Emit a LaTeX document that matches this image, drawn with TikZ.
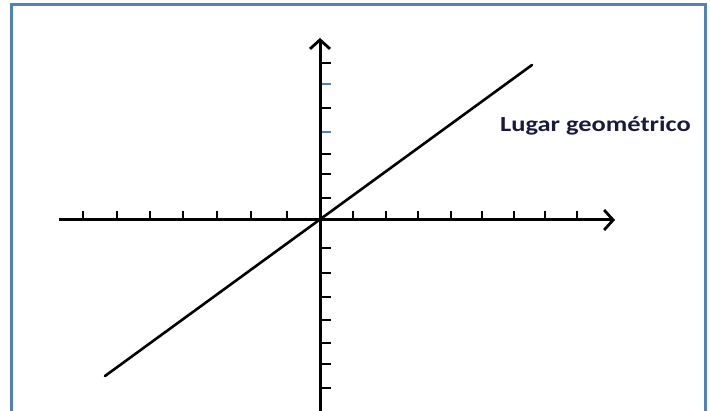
\documentclass[tikz,border=0pt]{standalone}
\usepackage{fontspec}
\setmainfont{Carlito}
\usetikzlibrary{arrows.meta}
\definecolor{frameblue}{HTML}{4F81BD}
\definecolor{labelnavy}{HTML}{1A1A40}
\begin{document}
\begin{tikzpicture}[x=1pt,y=-1pt,
  axis/.style={line width=3pt,-{Straight Barb[length=9pt,width=20pt,line width=2.8pt]}},
  tick/.style={line width=1.8pt},
  bluetick/.style={line width=1.4pt,frameblue},
  locus/.style={line width=2.6pt,line cap=round}]
\useasboundingbox (0,0) rectangle (710,411);
\begin{scope}
\clip (0,0) rectangle (710,411);
\draw[frameblue,line width=3pt] (11,5) rectangle (705,430);
\end{scope}
\coordinate (O) at (320,220);
\coordinate (xl) at (59,220);
\coordinate (xr) at (615,220);
\coordinate (yt) at (320,38);
\coordinate (yb) at (320,420);
\coordinate (la) at (105,376);
\coordinate (lb) at (532,65);
% ticks on x axis
\foreach \x in {83,117,150,183,217,251,287,353,386,418,451,482,514,545,577}
  \draw[tick] (\x,220) -- (\x,211);
% ticks on y axis
\foreach \y in {63,108,154,174,198,248,273,297,320,343,364,388}
  \draw[tick] (320,\y) -- (331,\y);
\foreach \y in {84,132}
  \draw[bluetick] (321,\y) -- (331,\y);
\draw[axis] (xl) -- (xr);
\draw[axis] (yb) -- (yt);
\draw[locus] (la) -- (lb);
\node[anchor=base west,inner sep=0pt,text=labelnavy,font=\fontsize{21.5}{23}\selectfont\bfseries] (lbl) at (500,132) {\scalebox{1.23}[1]{Lugar geométrico}};
\end{tikzpicture}
\end{document}
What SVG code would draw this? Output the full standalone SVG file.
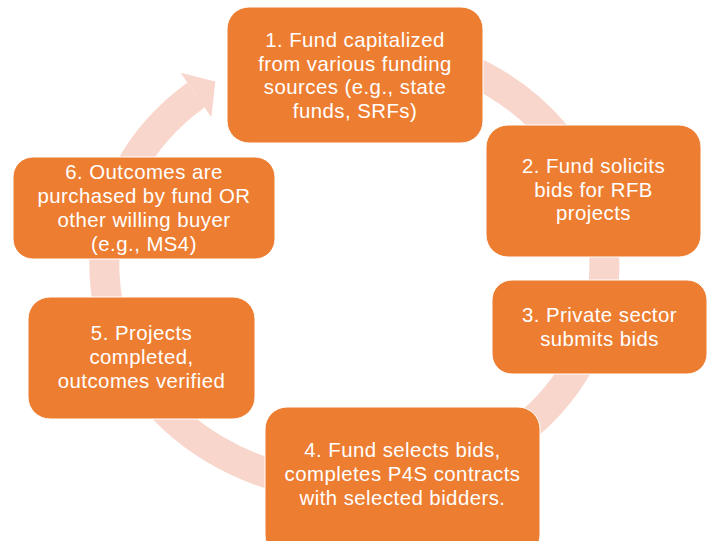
<svg xmlns="http://www.w3.org/2000/svg" width="708" height="541" viewBox="0 0 708 541">
<style>
.box{fill:#ED7D31;stroke:#ffffff;stroke-width:1}
.t{font-family:"Liberation Sans",Arial,sans-serif;font-size:20.4px;letter-spacing:0.45px;fill:#ffffff;text-anchor:middle}
.ring{fill:none;stroke:#F8D6CC;stroke-width:30}
.head{fill:#F8D6CC}
</style>
<rect width="708" height="541" fill="#ffffff"/>
<g id="connectors">
<path class="ring" d="M354.5 45 A250 221 0 1 1 196 95"/>
<polygon class="head" points="180.6,72.8 215.3,81.6 211.4,117.2"/>
</g>
<g id="node1">
<rect class="box" x="227" y="7" width="256" height="136" rx="22"/>
<text class="t" x="355" y="47">1. Fund capitalized</text>
<text class="t" x="355" y="70.5">from various funding</text>
<text class="t" x="355" y="94">sources (e.g., state</text>
<text class="t" x="355" y="117.5">funds, SRFs)</text>
</g>
<g id="node2">
<rect class="box" x="486" y="125" width="215" height="132" rx="22"/>
<text class="t" x="593.5" y="173">2. Fund solicits</text>
<text class="t" x="593.5" y="196.5">bids for RFB</text>
<text class="t" x="593.5" y="220">projects</text>
</g>
<g id="node3">
<rect class="box" x="492" y="280" width="215" height="94" rx="20"/>
<text class="t" x="599.5" y="322">3. Private sector</text>
<text class="t" x="599.5" y="345.5">submits bids</text>
</g>
<g id="node4">
<rect class="box" x="265" y="407" width="275" height="150" rx="22"/>
<text class="t" x="402.5" y="457">4. Fund selects bids,</text>
<text class="t" x="402.5" y="481">completes P4S contracts</text>
<text class="t" x="402.5" y="505">with selected bidders.</text>
</g>
<g id="node5">
<rect class="box" x="28" y="297" width="227" height="122" rx="22"/>
<text class="t" x="141.5" y="340">5. Projects</text>
<text class="t" x="141.5" y="364">completed,</text>
<text class="t" x="141.5" y="388">outcomes verified</text>
</g>
<g id="node6">
<rect class="box" x="13" y="157" width="262" height="102" rx="20"/>
<text class="t" x="144" y="179">6. Outcomes are</text>
<text class="t" x="144" y="203">purchased by fund OR</text>
<text class="t" x="144" y="227">other willing buyer</text>
<text class="t" x="144" y="251">(e.g., MS4)</text>
</g>
</svg>
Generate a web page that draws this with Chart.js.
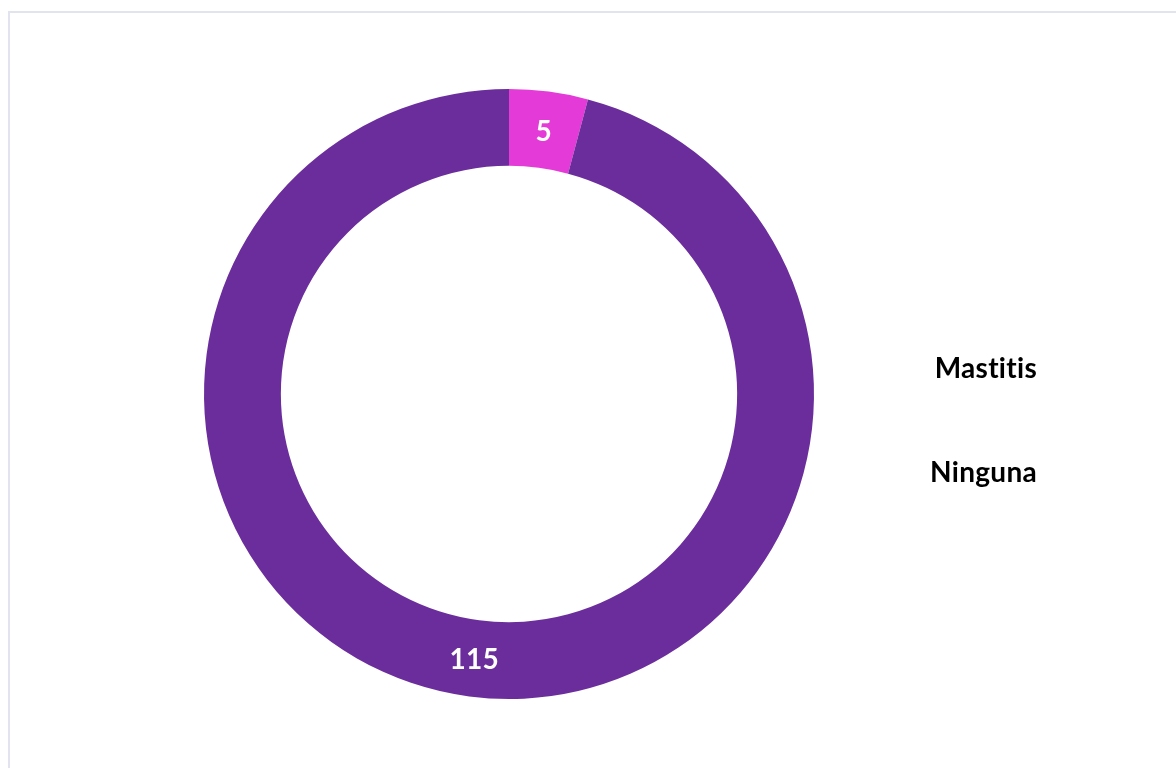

■ **TASK OBJECTIVE**
Transcribe each line above verbatim, with the pictures left out.

■ **SOLUTION TO THE PROBLEM**
Emit a LaTeX document that matches this image, drawn with TikZ.
\documentclass[tikz,border=0pt]{standalone}
\usepackage{fontspec}
\setmainfont{Carlito}
\usetikzlibrary{arrows.meta}
\definecolor{frameblue}{HTML}{4F81BD}
\definecolor{labelnavy}{HTML}{1A1A40}
\begin{document}
\begin{tikzpicture}[x=1pt,y=-1pt,
  axis/.style={line width=3pt,-{Straight Barb[length=9pt,width=20pt,line width=2.8pt]}},
  tick/.style={line width=1.8pt},
  bluetick/.style={line width=1.4pt,frameblue},
  locus/.style={line width=2.6pt,line cap=round}]
\useasboundingbox (0,0) rectangle (710,411);
\begin{scope}
\clip (0,0) rectangle (710,411);
\draw[frameblue,line width=3pt] (11,5) rectangle (705,430);
\end{scope}
\coordinate (O) at (320,220);
\coordinate (xl) at (59,220);
\coordinate (xr) at (615,220);
\coordinate (yt) at (320,38);
\coordinate (yb) at (320,420);
\coordinate (la) at (105,376);
\coordinate (lb) at (532,65);
% ticks on x axis
\foreach \x in {83,117,150,183,217,251,287,353,386,418,451,482,514,545,577}
  \draw[tick] (\x,220) -- (\x,211);
% ticks on y axis
\foreach \y in {63,108,154,174,198,248,273,297,320,343,364,388}
  \draw[tick] (320,\y) -- (331,\y);
\foreach \y in {84,132}
  \draw[bluetick] (321,\y) -- (331,\y);
\draw[axis] (xl) -- (xr);
\draw[axis] (yb) -- (yt);
\draw[locus] (la) -- (lb);
\node[anchor=base west,inner sep=0pt,text=labelnavy,font=\fontsize{21.5}{23}\selectfont\bfseries] (lbl) at (500,132) {\scalebox{1.23}[1]{Lugar geométrico}};
\end{tikzpicture}
\end{document}
What SVG code would draw this? Output the full standalone SVG file.
<svg xmlns="http://www.w3.org/2000/svg" width="708" height="541" viewBox="0 0 708 541">
<style>
.box{fill:#ED7D31;stroke:#ffffff;stroke-width:1}
.t{font-family:"Liberation Sans",Arial,sans-serif;font-size:20.4px;letter-spacing:0.45px;fill:#ffffff;text-anchor:middle}
.ring{fill:none;stroke:#F8D6CC;stroke-width:30}
.head{fill:#F8D6CC}
</style>
<rect width="708" height="541" fill="#ffffff"/>
<g id="connectors">
<path class="ring" d="M354.5 45 A250 221 0 1 1 196 95"/>
<polygon class="head" points="180.6,72.8 215.3,81.6 211.4,117.2"/>
</g>
<g id="node1">
<rect class="box" x="227" y="7" width="256" height="136" rx="22"/>
<text class="t" x="355" y="47">1. Fund capitalized</text>
<text class="t" x="355" y="70.5">from various funding</text>
<text class="t" x="355" y="94">sources (e.g., state</text>
<text class="t" x="355" y="117.5">funds, SRFs)</text>
</g>
<g id="node2">
<rect class="box" x="486" y="125" width="215" height="132" rx="22"/>
<text class="t" x="593.5" y="173">2. Fund solicits</text>
<text class="t" x="593.5" y="196.5">bids for RFB</text>
<text class="t" x="593.5" y="220">projects</text>
</g>
<g id="node3">
<rect class="box" x="492" y="280" width="215" height="94" rx="20"/>
<text class="t" x="599.5" y="322">3. Private sector</text>
<text class="t" x="599.5" y="345.5">submits bids</text>
</g>
<g id="node4">
<rect class="box" x="265" y="407" width="275" height="150" rx="22"/>
<text class="t" x="402.5" y="457">4. Fund selects bids,</text>
<text class="t" x="402.5" y="481">completes P4S contracts</text>
<text class="t" x="402.5" y="505">with selected bidders.</text>
</g>
<g id="node5">
<rect class="box" x="28" y="297" width="227" height="122" rx="22"/>
<text class="t" x="141.5" y="340">5. Projects</text>
<text class="t" x="141.5" y="364">completed,</text>
<text class="t" x="141.5" y="388">outcomes verified</text>
</g>
<g id="node6">
<rect class="box" x="13" y="157" width="262" height="102" rx="20"/>
<text class="t" x="144" y="179">6. Outcomes are</text>
<text class="t" x="144" y="203">purchased by fund OR</text>
<text class="t" x="144" y="227">other willing buyer</text>
<text class="t" x="144" y="251">(e.g., MS4)</text>
</g>
</svg>
Generate a web page that draws this with Chart.js.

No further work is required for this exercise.